Thank You very much.
July 16th, 2008 at 11:33 am
Kathlyn and Dante: As a general rule, doc stamps are paid for by the BUYER. Unless there’s a stipulation that SELLER pays it.
July 16th, 2008 at 11:38 am
Dante: In foreclosure sales the reason why buyer in foreclosure pays capital gains and doc stamp only after foreclosure is because the mortgagor has a period of one year erfrom registration of sale to redeem foreclosed property. Right of buyer in foreclosure is inchoate before such expiration. Upon expiration, and without exercise of redemption, buyer in foreclosure’s right becomes complete. He will then have to pay CGT and DST. No need for jurisprudence.
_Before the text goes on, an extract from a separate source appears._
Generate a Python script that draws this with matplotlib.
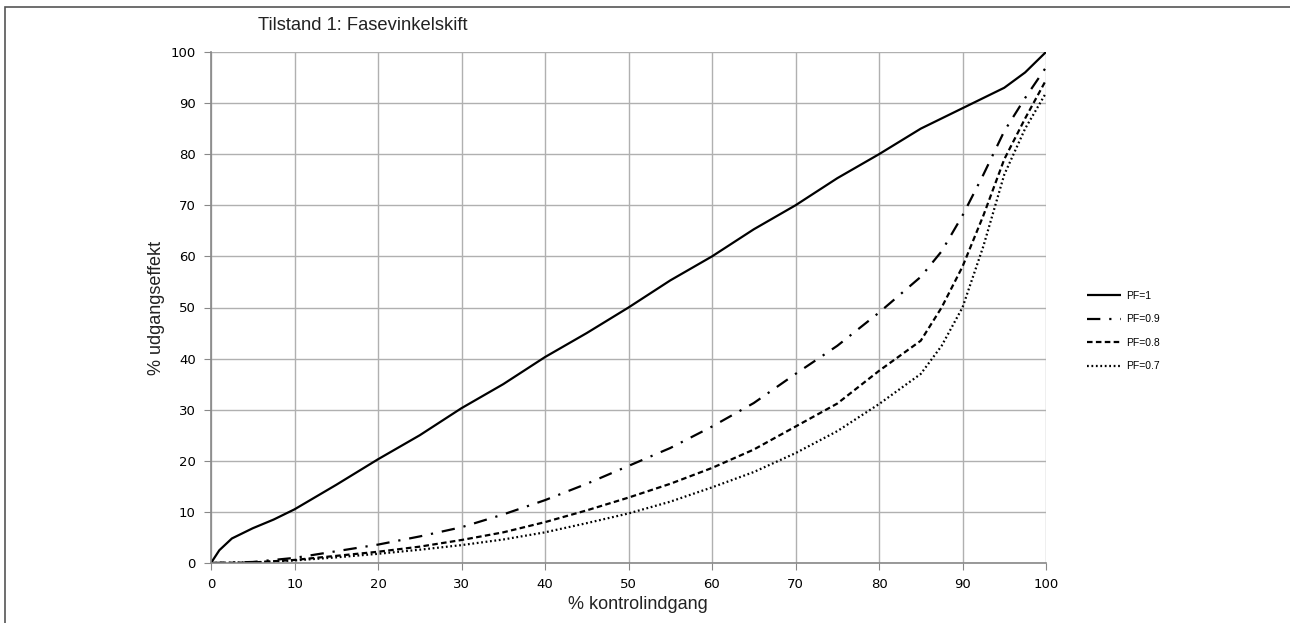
import matplotlib
matplotlib.use("Agg")
import matplotlib.pyplot as plt
from matplotlib.patches import Rectangle

plt.rcParams['font.family'] = ['Liberation Sans', 'DejaVu Sans']

title = "Tilstand 1: Fasevinkelskift"
xlabel = "% kontrolindgang"
ylabel = "% udgangseffekt"

x_pf1 = [0, 1, 2.5, 5, 7.5, 10, 15, 20, 25, 30, 35, 40, 45, 50, 55, 60, 65, 70, 75, 80, 85, 90, 95, 97.5, 100]
y_pf1 = [0, 2.5, 4.8, 6.8, 8.5, 10.5, 15.3, 20.3, 25, 30.3, 35, 40.3, 45, 50, 55.3, 60, 65.3, 70, 75.3, 80, 85, 89, 93, 96, 100]

x_pf = [0, 5, 10, 15, 20, 25, 30, 35, 40, 45, 50, 55, 60, 65, 70, 75, 80, 85, 87.5, 90, 92.5, 95, 97.5, 100]
y_pf09 = [0, 0.2, 1.0, 2.3, 3.6, 5.2, 7.0, 9.5, 12.3, 15.5, 19.0, 22.5, 26.7, 31.3, 37.0, 42.5, 49.0, 56.0, 61.0, 68.0, 76.0, 84.5, 91.0, 97.0]
y_pf08 = [0, 0.1, 0.6, 1.4, 2.2, 3.2, 4.5, 6.0, 8.0, 10.3, 12.8, 15.5, 18.6, 22.2, 26.7, 31.2, 37.6, 43.5, 50.0, 58.0, 68.0, 79.0, 87.0, 94.5]
y_pf07 = [0, 0.1, 0.5, 1.1, 1.8, 2.6, 3.5, 4.6, 6.0, 7.8, 9.7, 12.0, 14.8, 17.8, 21.5, 25.8, 31.1, 37.0, 42.5, 50.0, 62.0, 76.0, 85.0, 92.0]

labels = ["PF=1", "PF=0.9", "PF=0.8", "PF=0.7"]

fig = plt.figure(figsize=(12.9, 6.23), dpi=100)
ax = fig.add_axes([211/1290, 60/623, 835/1290, 511/623])

lw = 1.6
ax.plot(x_pf1, y_pf1, color='black', lw=lw, label=labels[0], solid_capstyle='butt')
ax.plot(x_pf, y_pf09, color='black', lw=lw, label=labels[1], dashes=(6, 4, 1, 4))
ax.plot(x_pf, y_pf08, color='black', lw=lw, label=labels[2], dashes=(2.5, 1.5))
ax.plot(x_pf, y_pf07, color='black', lw=lw, label=labels[3], dashes=(0.8, 1.2))

ax.set_xlim(0, 100)
ax.set_ylim(0, 100)
ax.set_xticks(range(0, 101, 10))
ax.set_yticks(range(0, 101, 10))
ax.grid(True, color='#b0b0b0', lw=1)
ax.set_axisbelow(True)
for s in ['top', 'right']:
    ax.spines[s].set_visible(False)
for s in ['left', 'bottom']:
    ax.spines[s].set_color('#888888')
    ax.spines[s].set_linewidth(1.2)
ax.tick_params(axis='both', direction='out', length=5, color='#888888', labelsize=10, pad=6)
for t in ax.get_xticklabels() + ax.get_yticklabels():
    t.set_family(['DejaVu Sans'])
    t.set_fontsize(9.5)

ax.set_xlabel(xlabel, fontsize=13, color='#222222', labelpad=3)
ax.xaxis.set_label_coords((638 - 211) / 835, -0.065)
ax.set_ylabel(ylabel, fontsize=13, color='#222222', labelpad=4)

fig.text(258/1290, 1 - 25/623, title, fontsize=13.2, color='#222222', ha='left', va='center')

leg = ax.legend(loc='center left', bbox_to_anchor=(1.038, 0.454), frameon=False,
                fontsize=7.5, handlelength=3.3, handletextpad=0.45, labelspacing=1.3,
                borderpad=0.4)

fig.patches.append(Rectangle((5/1290, -0.1), 2, 1 - 7/623 + 0.1, transform=fig.transFigure,
                             fill=False, edgecolor='#555555', lw=1.2))

fig.savefig("out.png", dpi=100)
Check out Act 3135 on EJF or Rule 68 of Rules.
Hope its helpful.
November 26th, 2008 at 7:00 pm
Hi! My father bought a land some 26 years ago. He finished paying after 5 years, but forgot to transfer the land to his name.
We are now trying to transfer the land to his name, but we have to pay neglected taxes for the past 23 years. We had a BIR employee compute the back taxes, and it amounted to an astounding 127k!
Can you help me with the computation? The BIR employee would not elaborate on how she came up with the values. Thank you.